Rows from a dataset of charts and code
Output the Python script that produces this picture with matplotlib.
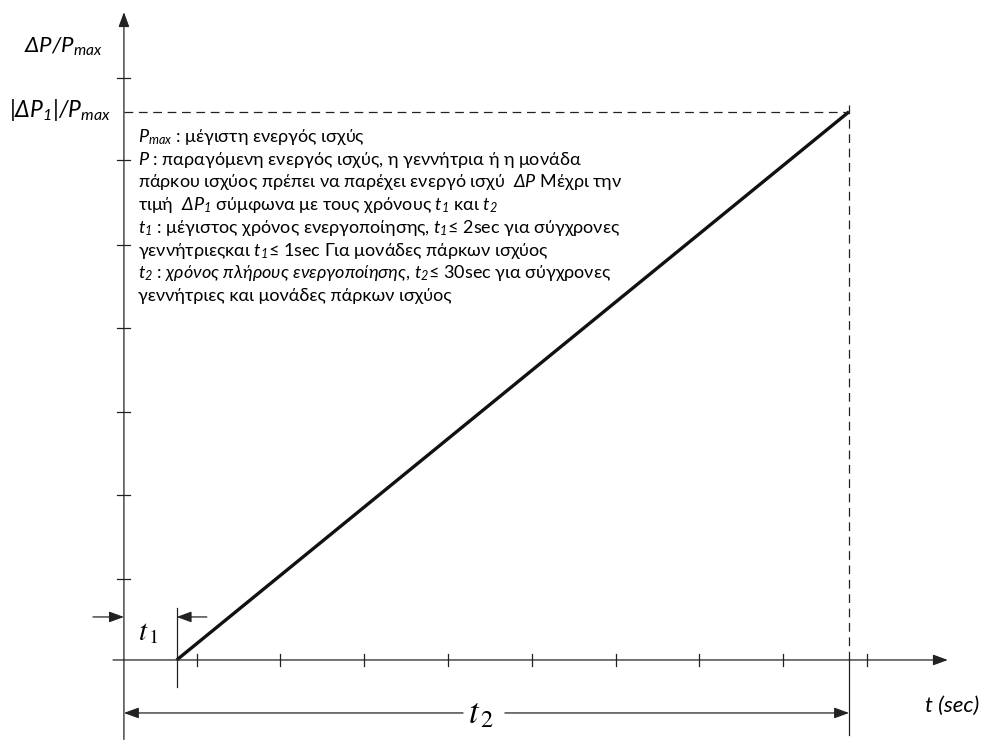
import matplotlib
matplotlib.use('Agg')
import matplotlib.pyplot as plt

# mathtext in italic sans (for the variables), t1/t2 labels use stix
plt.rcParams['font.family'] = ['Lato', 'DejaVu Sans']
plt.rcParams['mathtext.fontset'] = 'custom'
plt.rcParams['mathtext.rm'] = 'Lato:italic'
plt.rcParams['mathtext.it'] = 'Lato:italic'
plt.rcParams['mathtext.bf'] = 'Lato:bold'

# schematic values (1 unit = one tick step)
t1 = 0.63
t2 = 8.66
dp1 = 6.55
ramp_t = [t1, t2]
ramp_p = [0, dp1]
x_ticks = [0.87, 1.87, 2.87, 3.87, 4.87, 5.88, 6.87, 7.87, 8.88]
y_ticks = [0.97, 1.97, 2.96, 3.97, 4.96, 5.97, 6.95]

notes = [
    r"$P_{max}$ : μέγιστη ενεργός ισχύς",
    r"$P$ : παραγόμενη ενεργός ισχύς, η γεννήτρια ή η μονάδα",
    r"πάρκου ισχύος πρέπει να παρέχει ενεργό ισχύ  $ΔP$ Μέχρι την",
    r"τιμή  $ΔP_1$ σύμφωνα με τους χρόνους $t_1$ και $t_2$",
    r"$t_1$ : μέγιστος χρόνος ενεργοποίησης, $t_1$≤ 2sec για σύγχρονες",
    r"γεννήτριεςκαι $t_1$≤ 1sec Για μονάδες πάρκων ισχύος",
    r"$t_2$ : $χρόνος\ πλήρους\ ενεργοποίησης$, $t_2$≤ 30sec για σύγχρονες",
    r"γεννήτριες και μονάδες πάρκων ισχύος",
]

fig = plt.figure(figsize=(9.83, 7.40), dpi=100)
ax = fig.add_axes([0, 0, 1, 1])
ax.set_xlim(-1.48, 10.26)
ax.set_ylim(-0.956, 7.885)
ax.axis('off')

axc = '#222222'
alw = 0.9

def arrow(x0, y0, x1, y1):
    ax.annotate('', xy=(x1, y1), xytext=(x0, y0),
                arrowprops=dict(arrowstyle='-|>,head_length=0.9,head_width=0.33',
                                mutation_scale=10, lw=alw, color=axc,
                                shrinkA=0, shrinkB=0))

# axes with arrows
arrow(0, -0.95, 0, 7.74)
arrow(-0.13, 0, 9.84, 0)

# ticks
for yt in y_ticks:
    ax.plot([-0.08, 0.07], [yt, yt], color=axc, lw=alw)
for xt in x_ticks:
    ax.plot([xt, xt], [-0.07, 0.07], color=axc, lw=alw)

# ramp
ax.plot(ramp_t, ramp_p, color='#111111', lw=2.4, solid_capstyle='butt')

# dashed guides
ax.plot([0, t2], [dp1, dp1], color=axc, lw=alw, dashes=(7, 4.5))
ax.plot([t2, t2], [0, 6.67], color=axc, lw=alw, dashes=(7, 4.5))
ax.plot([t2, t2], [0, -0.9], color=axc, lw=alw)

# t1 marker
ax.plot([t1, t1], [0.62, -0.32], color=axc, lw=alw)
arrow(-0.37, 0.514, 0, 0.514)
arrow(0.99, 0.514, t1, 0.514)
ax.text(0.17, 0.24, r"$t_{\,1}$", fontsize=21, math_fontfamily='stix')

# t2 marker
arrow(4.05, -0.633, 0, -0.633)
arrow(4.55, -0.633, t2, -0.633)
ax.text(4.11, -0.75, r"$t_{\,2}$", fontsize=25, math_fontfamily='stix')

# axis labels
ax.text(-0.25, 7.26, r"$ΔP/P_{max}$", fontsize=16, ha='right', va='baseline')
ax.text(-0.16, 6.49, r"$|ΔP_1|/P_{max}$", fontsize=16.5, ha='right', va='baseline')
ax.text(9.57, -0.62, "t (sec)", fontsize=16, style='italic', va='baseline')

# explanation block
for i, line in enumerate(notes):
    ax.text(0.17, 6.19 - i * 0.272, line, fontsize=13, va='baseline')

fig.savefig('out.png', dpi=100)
...
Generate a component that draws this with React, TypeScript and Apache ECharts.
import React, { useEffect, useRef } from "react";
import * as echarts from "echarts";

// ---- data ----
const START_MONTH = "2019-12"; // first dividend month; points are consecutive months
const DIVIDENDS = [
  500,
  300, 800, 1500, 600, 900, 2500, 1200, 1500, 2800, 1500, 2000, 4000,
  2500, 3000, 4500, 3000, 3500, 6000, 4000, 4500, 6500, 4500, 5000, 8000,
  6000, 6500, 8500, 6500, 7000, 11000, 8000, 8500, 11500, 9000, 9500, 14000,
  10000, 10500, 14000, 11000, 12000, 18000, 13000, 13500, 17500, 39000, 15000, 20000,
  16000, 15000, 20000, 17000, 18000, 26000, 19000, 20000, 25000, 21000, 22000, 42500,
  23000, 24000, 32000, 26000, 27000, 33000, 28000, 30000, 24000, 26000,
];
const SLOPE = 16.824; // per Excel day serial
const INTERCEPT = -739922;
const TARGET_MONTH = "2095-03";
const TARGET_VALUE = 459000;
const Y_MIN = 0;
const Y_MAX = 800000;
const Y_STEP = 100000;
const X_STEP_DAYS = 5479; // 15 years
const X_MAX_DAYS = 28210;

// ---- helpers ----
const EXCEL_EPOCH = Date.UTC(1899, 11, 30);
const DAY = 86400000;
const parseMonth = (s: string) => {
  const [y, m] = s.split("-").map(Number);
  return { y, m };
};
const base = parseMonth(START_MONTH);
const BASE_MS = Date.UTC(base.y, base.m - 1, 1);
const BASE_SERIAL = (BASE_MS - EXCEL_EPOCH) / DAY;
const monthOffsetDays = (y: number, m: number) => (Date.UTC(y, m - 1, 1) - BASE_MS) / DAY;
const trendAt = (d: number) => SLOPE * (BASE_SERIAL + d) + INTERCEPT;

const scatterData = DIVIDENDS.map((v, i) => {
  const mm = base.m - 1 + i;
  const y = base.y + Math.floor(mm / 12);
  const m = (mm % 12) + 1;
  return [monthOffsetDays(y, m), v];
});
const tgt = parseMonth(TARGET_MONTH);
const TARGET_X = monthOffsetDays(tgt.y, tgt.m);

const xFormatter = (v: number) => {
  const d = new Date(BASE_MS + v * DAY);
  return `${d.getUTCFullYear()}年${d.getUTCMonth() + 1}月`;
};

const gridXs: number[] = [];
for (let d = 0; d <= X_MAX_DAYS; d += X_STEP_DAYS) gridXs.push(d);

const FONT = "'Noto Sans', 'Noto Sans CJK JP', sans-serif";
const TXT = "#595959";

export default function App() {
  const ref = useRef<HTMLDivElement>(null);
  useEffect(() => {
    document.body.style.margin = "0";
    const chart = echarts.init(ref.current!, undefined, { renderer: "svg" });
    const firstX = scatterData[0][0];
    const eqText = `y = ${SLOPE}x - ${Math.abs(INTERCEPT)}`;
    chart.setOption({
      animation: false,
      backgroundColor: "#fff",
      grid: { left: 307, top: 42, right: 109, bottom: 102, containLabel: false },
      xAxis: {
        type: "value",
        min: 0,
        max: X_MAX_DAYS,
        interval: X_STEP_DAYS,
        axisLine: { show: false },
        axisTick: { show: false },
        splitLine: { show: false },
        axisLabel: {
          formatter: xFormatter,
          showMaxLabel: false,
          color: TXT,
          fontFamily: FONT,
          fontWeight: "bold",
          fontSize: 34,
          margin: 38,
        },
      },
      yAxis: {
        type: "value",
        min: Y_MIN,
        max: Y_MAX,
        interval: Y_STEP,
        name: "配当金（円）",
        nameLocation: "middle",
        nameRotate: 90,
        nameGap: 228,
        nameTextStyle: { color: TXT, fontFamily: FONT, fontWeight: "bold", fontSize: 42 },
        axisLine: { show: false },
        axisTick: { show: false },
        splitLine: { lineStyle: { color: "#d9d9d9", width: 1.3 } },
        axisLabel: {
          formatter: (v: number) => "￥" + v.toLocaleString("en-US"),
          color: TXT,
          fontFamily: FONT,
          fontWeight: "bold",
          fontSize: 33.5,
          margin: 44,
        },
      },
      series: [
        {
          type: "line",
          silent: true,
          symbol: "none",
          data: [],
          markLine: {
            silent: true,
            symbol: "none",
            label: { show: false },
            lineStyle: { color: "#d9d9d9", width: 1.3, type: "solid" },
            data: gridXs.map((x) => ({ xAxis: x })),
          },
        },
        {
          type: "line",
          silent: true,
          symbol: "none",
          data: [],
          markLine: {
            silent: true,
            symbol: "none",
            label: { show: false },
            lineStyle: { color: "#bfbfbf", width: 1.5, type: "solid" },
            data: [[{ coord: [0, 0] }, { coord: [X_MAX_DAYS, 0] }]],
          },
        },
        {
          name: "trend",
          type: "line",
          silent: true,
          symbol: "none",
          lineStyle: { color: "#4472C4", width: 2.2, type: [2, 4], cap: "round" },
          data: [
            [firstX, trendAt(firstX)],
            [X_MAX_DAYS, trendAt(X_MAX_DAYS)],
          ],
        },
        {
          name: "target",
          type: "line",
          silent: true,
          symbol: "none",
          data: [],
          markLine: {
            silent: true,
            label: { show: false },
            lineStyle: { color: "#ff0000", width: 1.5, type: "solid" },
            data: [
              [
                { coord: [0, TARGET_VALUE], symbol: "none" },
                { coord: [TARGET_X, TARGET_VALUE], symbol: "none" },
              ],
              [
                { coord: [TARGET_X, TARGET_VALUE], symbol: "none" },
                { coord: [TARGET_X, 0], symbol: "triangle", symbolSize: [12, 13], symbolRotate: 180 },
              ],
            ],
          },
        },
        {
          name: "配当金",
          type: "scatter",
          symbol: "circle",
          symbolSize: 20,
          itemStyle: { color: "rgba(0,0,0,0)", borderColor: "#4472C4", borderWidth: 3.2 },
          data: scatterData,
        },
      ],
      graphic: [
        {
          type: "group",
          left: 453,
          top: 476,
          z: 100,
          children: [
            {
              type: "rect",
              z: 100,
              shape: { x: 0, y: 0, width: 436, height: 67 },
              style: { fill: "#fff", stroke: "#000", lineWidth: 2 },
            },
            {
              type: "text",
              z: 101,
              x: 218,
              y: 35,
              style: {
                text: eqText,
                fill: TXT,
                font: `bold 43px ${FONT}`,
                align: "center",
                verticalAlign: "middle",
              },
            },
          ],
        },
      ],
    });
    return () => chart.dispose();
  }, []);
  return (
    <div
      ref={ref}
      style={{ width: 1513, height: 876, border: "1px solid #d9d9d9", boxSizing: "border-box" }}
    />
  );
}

__What this task involves__: From the records above, copy exactly the lines starting at the one with "Output the Python" and ending at the one with "y_ticks = [0.97, 1.97, 2.96, 3.97, 4.96, 5.97, 6.95]", and no others. Pictures stay out.

__Task result__:
Output the Python script that produces this picture with matplotlib.
import matplotlib
matplotlib.use('Agg')
import matplotlib.pyplot as plt

# mathtext in italic sans (for the variables), t1/t2 labels use stix
plt.rcParams['font.family'] = ['Lato', 'DejaVu Sans']
plt.rcParams['mathtext.fontset'] = 'custom'
plt.rcParams['mathtext.rm'] = 'Lato:italic'
plt.rcParams['mathtext.it'] = 'Lato:italic'
plt.rcParams['mathtext.bf'] = 'Lato:bold'

# schematic values (1 unit = one tick step)
t1 = 0.63
t2 = 8.66
dp1 = 6.55
ramp_t = [t1, t2]
ramp_p = [0, dp1]
x_ticks = [0.87, 1.87, 2.87, 3.87, 4.87, 5.88, 6.87, 7.87, 8.88]
y_ticks = [0.97, 1.97, 2.96, 3.97, 4.96, 5.97, 6.95]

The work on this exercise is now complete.